**WHAT IS BEING ASKED**
Reproduce the listing below exactly, minus its pictures.

+++ PROVIDED DATA

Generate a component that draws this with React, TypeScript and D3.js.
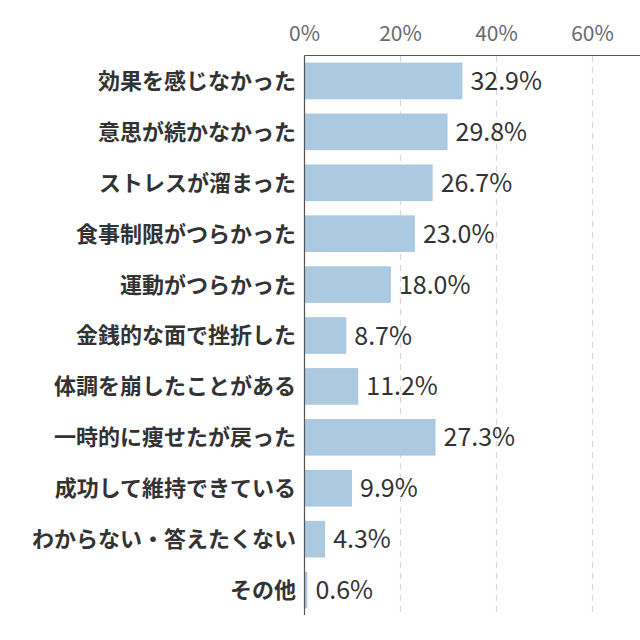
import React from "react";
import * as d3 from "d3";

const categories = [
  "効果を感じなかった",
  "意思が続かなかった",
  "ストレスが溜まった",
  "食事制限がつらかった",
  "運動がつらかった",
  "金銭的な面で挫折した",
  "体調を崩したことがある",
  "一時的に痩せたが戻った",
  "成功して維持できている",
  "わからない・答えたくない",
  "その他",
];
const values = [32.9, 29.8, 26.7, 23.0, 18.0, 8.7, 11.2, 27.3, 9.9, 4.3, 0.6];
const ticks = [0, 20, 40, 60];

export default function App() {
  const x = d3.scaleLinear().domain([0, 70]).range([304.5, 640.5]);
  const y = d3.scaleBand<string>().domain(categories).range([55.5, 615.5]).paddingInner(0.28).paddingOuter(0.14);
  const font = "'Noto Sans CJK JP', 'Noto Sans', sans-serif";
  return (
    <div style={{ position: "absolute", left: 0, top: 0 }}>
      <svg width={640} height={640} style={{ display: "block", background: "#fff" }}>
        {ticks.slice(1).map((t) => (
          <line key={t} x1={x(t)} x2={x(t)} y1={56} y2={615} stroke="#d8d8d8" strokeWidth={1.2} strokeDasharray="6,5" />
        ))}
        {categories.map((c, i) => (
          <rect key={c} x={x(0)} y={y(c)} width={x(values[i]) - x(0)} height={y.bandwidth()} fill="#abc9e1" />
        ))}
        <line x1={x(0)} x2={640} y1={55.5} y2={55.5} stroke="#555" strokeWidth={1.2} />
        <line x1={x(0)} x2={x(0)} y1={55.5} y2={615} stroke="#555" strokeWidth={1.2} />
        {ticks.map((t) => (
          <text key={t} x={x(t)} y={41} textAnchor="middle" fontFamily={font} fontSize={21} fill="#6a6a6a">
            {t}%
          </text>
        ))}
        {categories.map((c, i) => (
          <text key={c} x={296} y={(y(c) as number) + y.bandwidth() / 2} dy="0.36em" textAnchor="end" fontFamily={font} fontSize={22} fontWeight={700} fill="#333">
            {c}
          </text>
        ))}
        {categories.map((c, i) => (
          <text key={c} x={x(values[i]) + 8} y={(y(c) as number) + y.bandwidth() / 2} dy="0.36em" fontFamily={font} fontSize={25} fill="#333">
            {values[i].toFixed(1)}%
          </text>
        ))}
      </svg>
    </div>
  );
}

++++++

**SOLUTION TO THIS PROBLEM**
Generate a component that draws this with React, TypeScript and D3.js.
import React from "react";
import * as d3 from "d3";

const categories = [
  "効果を感じなかった",
  "意思が続かなかった",
  "ストレスが溜まった",
  "食事制限がつらかった",
  "運動がつらかった",
  "金銭的な面で挫折した",
  "体調を崩したことがある",
  "一時的に痩せたが戻った",
  "成功して維持できている",
  "わからない・答えたくない",
  "その他",
];
const values = [32.9, 29.8, 26.7, 23.0, 18.0, 8.7, 11.2, 27.3, 9.9, 4.3, 0.6];
const ticks = [0, 20, 40, 60];

export default function App() {
  const x = d3.scaleLinear().domain([0, 70]).range([304.5, 640.5]);
  const y = d3.scaleBand<string>().domain(categories).range([55.5, 615.5]).paddingInner(0.28).paddingOuter(0.14);
  const font = "'Noto Sans CJK JP', 'Noto Sans', sans-serif";
  return (
    <div style={{ position: "absolute", left: 0, top: 0 }}>
      <svg width={640} height={640} style={{ display: "block", background: "#fff" }}>
        {ticks.slice(1).map((t) => (
          <line key={t} x1={x(t)} x2={x(t)} y1={56} y2={615} stroke="#d8d8d8" strokeWidth={1.2} strokeDasharray="6,5" />
        ))}
        {categories.map((c, i) => (
          <rect key={c} x={x(0)} y={y(c)} width={x(values[i]) - x(0)} height={y.bandwidth()} fill="#abc9e1" />
        ))}
        <line x1={x(0)} x2={640} y1={55.5} y2={55.5} stroke="#555" strokeWidth={1.2} />
        <line x1={x(0)} x2={x(0)} y1={55.5} y2={615} stroke="#555" strokeWidth={1.2} />
        {ticks.map((t) => (
          <text key={t} x={x(t)} y={41} textAnchor="middle" fontFamily={font} fontSize={21} fill="#6a6a6a">
            {t}%
          </text>
        ))}
        {categories.map((c, i) => (
          <text key={c} x={296} y={(y(c) as number) + y.bandwidth() / 2} dy="0.36em" textAnchor="end" fontFamily={font} fontSize={22} fontWeight={700} fill="#333">
            {c}
          </text>
        ))}
        {categories.map((c, i) => (
          <text key={c} x={x(values[i]) + 8} y={(y(c) as number) + y.bandwidth() / 2} dy="0.36em" fontFamily={font} fontSize={25} fill="#333">
            {values[i].toFixed(1)}%
          </text>
        ))}
      </svg>
    </div>
  );
}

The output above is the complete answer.